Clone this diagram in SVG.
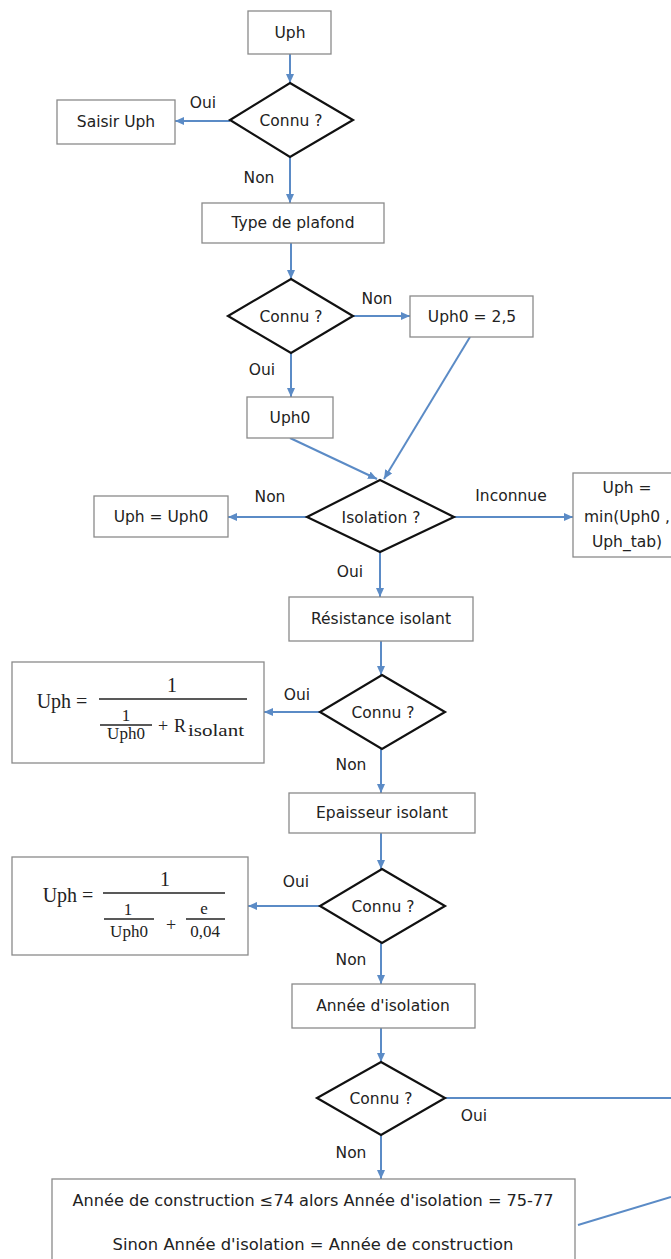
<svg xmlns="http://www.w3.org/2000/svg" width="671" height="1259" viewBox="0 0 671 1259">
<defs>
<style>
.box{fill:#fff;stroke:#8a8a8a;stroke-width:1.3}
.dia{fill:#fff;stroke:#111;stroke-width:2.2}
.conn{stroke:#5b8bc6;stroke-width:2;fill:none}
.t{font-family:"DejaVu Sans","Liberation Sans",sans-serif;font-size:15.5px;fill:#222;text-anchor:middle}
.m{font-family:"Liberation Serif","DejaVu Serif",serif;fill:#222;text-anchor:middle}
.bar{stroke:#222;stroke-width:1.3}
</style>
<marker id="ah" markerWidth="9" markerHeight="8" refX="9" refY="4" orient="auto" markerUnits="userSpaceOnUse">
<path d="M0,0 L9,4 L0,8 z" fill="#5b8bc6"/>
</marker>
</defs>
<rect width="671" height="1259" fill="#fff"/>

<g id="connectors">
<line class="conn" x1="290" y1="54" x2="290" y2="83" marker-end="url(#ah)"/>
<line class="conn" x1="230" y1="121" x2="175" y2="121" marker-end="url(#ah)"/>
<line class="conn" x1="290" y1="157" x2="290" y2="203" marker-end="url(#ah)"/>
<line class="conn" x1="291" y1="243" x2="291" y2="279" marker-end="url(#ah)"/>
<line class="conn" x1="353" y1="316" x2="410" y2="316" marker-end="url(#ah)"/>
<line class="conn" x1="291" y1="353" x2="291" y2="397" marker-end="url(#ah)"/>
<line class="conn" x1="290" y1="438" x2="377" y2="479" marker-end="url(#ah)"/>
<line class="conn" x1="470" y1="337" x2="384" y2="479" marker-end="url(#ah)"/>
<line class="conn" x1="307" y1="517" x2="228" y2="517" marker-end="url(#ah)"/>
<line class="conn" x1="454" y1="517" x2="573" y2="517" marker-end="url(#ah)"/>
<line class="conn" x1="380" y1="552" x2="380" y2="597" marker-end="url(#ah)"/>
<line class="conn" x1="381" y1="641" x2="381" y2="675" marker-end="url(#ah)"/>
<line class="conn" x1="320" y1="712" x2="264" y2="712" marker-end="url(#ah)"/>
<line class="conn" x1="381" y1="749" x2="381" y2="793" marker-end="url(#ah)"/>
<line class="conn" x1="381" y1="833" x2="381" y2="869" marker-end="url(#ah)"/>
<line class="conn" x1="320" y1="906" x2="248" y2="906" marker-end="url(#ah)"/>
<line class="conn" x1="381" y1="943" x2="381" y2="984" marker-end="url(#ah)"/>
<line class="conn" x1="381" y1="1028" x2="381" y2="1062" marker-end="url(#ah)"/>
<line class="conn" x1="445" y1="1098" x2="671" y2="1098"/>
<line class="conn" x1="381" y1="1135" x2="381" y2="1179" marker-end="url(#ah)"/>
<line class="conn" x1="578" y1="1225" x2="671" y2="1197"/>
<text class="t" x="203" y="108">Oui</text>
<text class="t" x="259" y="183">Non</text>
<text class="t" x="377" y="304">Non</text>
<text class="t" x="262" y="375">Oui</text>
<text class="t" x="270" y="502">Non</text>
<text class="t" x="511" y="501">Inconnue</text>
<text class="t" x="350" y="577">Oui</text>
<text class="t" x="297" y="700">Oui</text>
<text class="t" x="351" y="770">Non</text>
<text class="t" x="296" y="887">Oui</text>
<text class="t" x="351" y="965">Non</text>
<text class="t" x="474" y="1121">Oui</text>
<text class="t" x="351" y="1158">Non</text>
</g>

<g id="n-uph">
<rect class="box" x="248" y="11" width="83" height="43"/>
<text class="t" x="290" y="38">Uph</text>
</g>
<g id="n-connu1">
<polygon class="dia" points="290,83 353,120 290,157 230,120"/>
<text class="t" x="291" y="126">Connu ?</text>
</g>
<g id="n-saisir">
<rect class="box" x="57" y="100" width="118" height="44"/>
<text class="t" x="116" y="127">Saisir Uph</text>
</g>
<g id="n-type">
<rect class="box" x="202" y="203" width="182" height="40"/>
<text class="t" x="293" y="228">Type de plafond</text>
</g>
<g id="n-connu2">
<polygon class="dia" points="291,279 353,316 291,353 228,316"/>
<text class="t" x="291" y="322">Connu ?</text>
</g>
<g id="n-uph025">
<rect class="box" x="410" y="296" width="123" height="41"/>
<text class="t" x="472" y="322">Uph0 = 2,5</text>
</g>
<g id="n-uph0">
<rect class="box" x="247" y="397" width="86" height="41"/>
<text class="t" x="290" y="423">Uph0</text>
</g>
<g id="n-isolation">
<polygon class="dia" points="380,480 454,517 380,552 307,517"/>
<text class="t" x="381" y="523">Isolation ?</text>
</g>
<g id="n-uph-eq-uph0">
<rect class="box" x="94" y="496" width="134" height="41"/>
<text class="t" x="161" y="522">Uph = Uph0</text>
</g>
<g id="n-uph-min">
<rect class="box" x="573" y="473" width="110" height="84"/>
<text class="t" x="627" y="493">Uph =</text>
<text class="t" x="627" y="522">min(Uph0 ,</text>
<text class="t" x="627" y="547">Uph_tab)</text>
</g>
<g id="n-resistance">
<rect class="box" x="289" y="597" width="184" height="44"/>
<text class="t" x="381" y="624">Résistance isolant</text>
</g>
<g id="n-connu3">
<polygon class="dia" points="382,675 445,712 382,749 320,712"/>
<text class="t" x="383" y="718">Connu ?</text>
</g>
<g id="n-formule1">
<rect class="box" x="12" y="662" width="252" height="101"/>
<text class="m" x="62" y="708" font-size="20">Uph =</text>
<line class="bar" x1="99" y1="699" x2="247" y2="699"/>
<text class="m" x="172" y="692" font-size="20">1</text>
<text class="m" x="126" y="721" font-size="17">1</text>
<line class="bar" x1="100" y1="725" x2="152" y2="725"/>
<text class="m" x="126" y="739" font-size="17">Uph0</text>
<text class="m" x="163" y="732" font-size="18">+</text>
<text class="m" x="180" y="732" font-size="18">R</text>
<text class="m" x="216" y="736" font-size="17" textLength="56" lengthAdjust="spacingAndGlyphs">isolant</text>
</g>
<g id="n-epaisseur">
<rect class="box" x="289" y="793" width="186" height="40"/>
<text class="t" x="382" y="818">Epaisseur isolant</text>
</g>
<g id="n-connu4">
<polygon class="dia" points="382,869 445,906 382,943 320,906"/>
<text class="t" x="383" y="912">Connu ?</text>
</g>
<g id="n-formule2">
<rect class="box" x="12" y="857" width="236" height="98"/>
<text class="m" x="68" y="902" font-size="20">Uph =</text>
<line class="bar" x1="103" y1="893" x2="225" y2="893"/>
<text class="m" x="165" y="886" font-size="20">1</text>
<text class="m" x="128" y="915" font-size="17">1</text>
<line class="bar" x1="104" y1="919" x2="154" y2="919"/>
<text class="m" x="129" y="937" font-size="17">Uph0</text>
<text class="m" x="171" y="931" font-size="18">+</text>
<text class="m" x="204" y="914" font-size="17">e</text>
<line class="bar" x1="186" y1="919" x2="225" y2="919"/>
<text class="m" x="205" y="937" font-size="17">0,04</text>
</g>
<g id="n-annee">
<rect class="box" x="292" y="984" width="183" height="44"/>
<text class="t" x="383" y="1011">Année d'isolation</text>
</g>
<g id="n-connu5">
<polygon class="dia" points="381,1062 445,1098 381,1135 317,1098"/>
<text class="t" x="381" y="1104">Connu ?</text>
</g>
<g id="n-construction">
<rect class="box" x="52" y="1179" width="523" height="90"/>
<text class="t" x="313" y="1206" textLength="481" lengthAdjust="spacingAndGlyphs">Année de construction ≤74 alors Année d'isolation = 75-77</text>
<text class="t" x="313" y="1250" textLength="401" lengthAdjust="spacingAndGlyphs">Sinon Année d'isolation = Année de construction</text>
</g>
</svg>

» WHAT TO PRODUCE
Go through the material above and print all of it exactly, except the pictures.

» FULL OUTPUT
Clone this diagram in SVG.
<svg xmlns="http://www.w3.org/2000/svg" width="671" height="1259" viewBox="0 0 671 1259">
<defs>
<style>
.box{fill:#fff;stroke:#8a8a8a;stroke-width:1.3}
.dia{fill:#fff;stroke:#111;stroke-width:2.2}
.conn{stroke:#5b8bc6;stroke-width:2;fill:none}
.t{font-family:"DejaVu Sans","Liberation Sans",sans-serif;font-size:15.5px;fill:#222;text-anchor:middle}
.m{font-family:"Liberation Serif","DejaVu Serif",serif;fill:#222;text-anchor:middle}
.bar{stroke:#222;stroke-width:1.3}
</style>
<marker id="ah" markerWidth="9" markerHeight="8" refX="9" refY="4" orient="auto" markerUnits="userSpaceOnUse">
<path d="M0,0 L9,4 L0,8 z" fill="#5b8bc6"/>
</marker>
</defs>
<rect width="671" height="1259" fill="#fff"/>

<g id="connectors">
<line class="conn" x1="290" y1="54" x2="290" y2="83" marker-end="url(#ah)"/>
<line class="conn" x1="230" y1="121" x2="175" y2="121" marker-end="url(#ah)"/>
<line class="conn" x1="290" y1="157" x2="290" y2="203" marker-end="url(#ah)"/>
<line class="conn" x1="291" y1="243" x2="291" y2="279" marker-end="url(#ah)"/>
<line class="conn" x1="353" y1="316" x2="410" y2="316" marker-end="url(#ah)"/>
<line class="conn" x1="291" y1="353" x2="291" y2="397" marker-end="url(#ah)"/>
<line class="conn" x1="290" y1="438" x2="377" y2="479" marker-end="url(#ah)"/>
<line class="conn" x1="470" y1="337" x2="384" y2="479" marker-end="url(#ah)"/>
<line class="conn" x1="307" y1="517" x2="228" y2="517" marker-end="url(#ah)"/>
<line class="conn" x1="454" y1="517" x2="573" y2="517" marker-end="url(#ah)"/>
<line class="conn" x1="380" y1="552" x2="380" y2="597" marker-end="url(#ah)"/>
<line class="conn" x1="381" y1="641" x2="381" y2="675" marker-end="url(#ah)"/>
<line class="conn" x1="320" y1="712" x2="264" y2="712" marker-end="url(#ah)"/>
<line class="conn" x1="381" y1="749" x2="381" y2="793" marker-end="url(#ah)"/>
<line class="conn" x1="381" y1="833" x2="381" y2="869" marker-end="url(#ah)"/>
<line class="conn" x1="320" y1="906" x2="248" y2="906" marker-end="url(#ah)"/>
<line class="conn" x1="381" y1="943" x2="381" y2="984" marker-end="url(#ah)"/>
<line class="conn" x1="381" y1="1028" x2="381" y2="1062" marker-end="url(#ah)"/>
<line class="conn" x1="445" y1="1098" x2="671" y2="1098"/>
<line class="conn" x1="381" y1="1135" x2="381" y2="1179" marker-end="url(#ah)"/>
<line class="conn" x1="578" y1="1225" x2="671" y2="1197"/>
<text class="t" x="203" y="108">Oui</text>
<text class="t" x="259" y="183">Non</text>
<text class="t" x="377" y="304">Non</text>
<text class="t" x="262" y="375">Oui</text>
<text class="t" x="270" y="502">Non</text>
<text class="t" x="511" y="501">Inconnue</text>
<text class="t" x="350" y="577">Oui</text>
<text class="t" x="297" y="700">Oui</text>
<text class="t" x="351" y="770">Non</text>
<text class="t" x="296" y="887">Oui</text>
<text class="t" x="351" y="965">Non</text>
<text class="t" x="474" y="1121">Oui</text>
<text class="t" x="351" y="1158">Non</text>
</g>

<g id="n-uph">
<rect class="box" x="248" y="11" width="83" height="43"/>
<text class="t" x="290" y="38">Uph</text>
</g>
<g id="n-connu1">
<polygon class="dia" points="290,83 353,120 290,157 230,120"/>
<text class="t" x="291" y="126">Connu ?</text>
</g>
<g id="n-saisir">
<rect class="box" x="57" y="100" width="118" height="44"/>
<text class="t" x="116" y="127">Saisir Uph</text>
</g>
<g id="n-type">
<rect class="box" x="202" y="203" width="182" height="40"/>
<text class="t" x="293" y="228">Type de plafond</text>
</g>
<g id="n-connu2">
<polygon class="dia" points="291,279 353,316 291,353 228,316"/>
<text class="t" x="291" y="322">Connu ?</text>
</g>
<g id="n-uph025">
<rect class="box" x="410" y="296" width="123" height="41"/>
<text class="t" x="472" y="322">Uph0 = 2,5</text>
</g>
<g id="n-uph0">
<rect class="box" x="247" y="397" width="86" height="41"/>
<text class="t" x="290" y="423">Uph0</text>
</g>
<g id="n-isolation">
<polygon class="dia" points="380,480 454,517 380,552 307,517"/>
<text class="t" x="381" y="523">Isolation ?</text>
</g>
<g id="n-uph-eq-uph0">
<rect class="box" x="94" y="496" width="134" height="41"/>
<text class="t" x="161" y="522">Uph = Uph0</text>
</g>
<g id="n-uph-min">
<rect class="box" x="573" y="473" width="110" height="84"/>
<text class="t" x="627" y="493">Uph =</text>
<text class="t" x="627" y="522">min(Uph0 ,</text>
<text class="t" x="627" y="547">Uph_tab)</text>
</g>
<g id="n-resistance">
<rect class="box" x="289" y="597" width="184" height="44"/>
<text class="t" x="381" y="624">Résistance isolant</text>
</g>
<g id="n-connu3">
<polygon class="dia" points="382,675 445,712 382,749 320,712"/>
<text class="t" x="383" y="718">Connu ?</text>
</g>
<g id="n-formule1">
<rect class="box" x="12" y="662" width="252" height="101"/>
<text class="m" x="62" y="708" font-size="20">Uph =</text>
<line class="bar" x1="99" y1="699" x2="247" y2="699"/>
<text class="m" x="172" y="692" font-size="20">1</text>
<text class="m" x="126" y="721" font-size="17">1</text>
<line class="bar" x1="100" y1="725" x2="152" y2="725"/>
<text class="m" x="126" y="739" font-size="17">Uph0</text>
<text class="m" x="163" y="732" font-size="18">+</text>
<text class="m" x="180" y="732" font-size="18">R</text>
<text class="m" x="216" y="736" font-size="17" textLength="56" lengthAdjust="spacingAndGlyphs">isolant</text>
</g>
<g id="n-epaisseur">
<rect class="box" x="289" y="793" width="186" height="40"/>
<text class="t" x="382" y="818">Epaisseur isolant</text>
</g>
<g id="n-connu4">
<polygon class="dia" points="382,869 445,906 382,943 320,906"/>
<text class="t" x="383" y="912">Connu ?</text>
</g>
<g id="n-formule2">
<rect class="box" x="12" y="857" width="236" height="98"/>
<text class="m" x="68" y="902" font-size="20">Uph =</text>
<line class="bar" x1="103" y1="893" x2="225" y2="893"/>
<text class="m" x="165" y="886" font-size="20">1</text>
<text class="m" x="128" y="915" font-size="17">1</text>
<line class="bar" x1="104" y1="919" x2="154" y2="919"/>
<text class="m" x="129" y="937" font-size="17">Uph0</text>
<text class="m" x="171" y="931" font-size="18">+</text>
<text class="m" x="204" y="914" font-size="17">e</text>
<line class="bar" x1="186" y1="919" x2="225" y2="919"/>
<text class="m" x="205" y="937" font-size="17">0,04</text>
</g>
<g id="n-annee">
<rect class="box" x="292" y="984" width="183" height="44"/>
<text class="t" x="383" y="1011">Année d'isolation</text>
</g>
<g id="n-connu5">
<polygon class="dia" points="381,1062 445,1098 381,1135 317,1098"/>
<text class="t" x="381" y="1104">Connu ?</text>
</g>
<g id="n-construction">
<rect class="box" x="52" y="1179" width="523" height="90"/>
<text class="t" x="313" y="1206" textLength="481" lengthAdjust="spacingAndGlyphs">Année de construction ≤74 alors Année d'isolation = 75-77</text>
<text class="t" x="313" y="1250" textLength="401" lengthAdjust="spacingAndGlyphs">Sinon Année d'isolation = Année de construction</text>
</g>
</svg>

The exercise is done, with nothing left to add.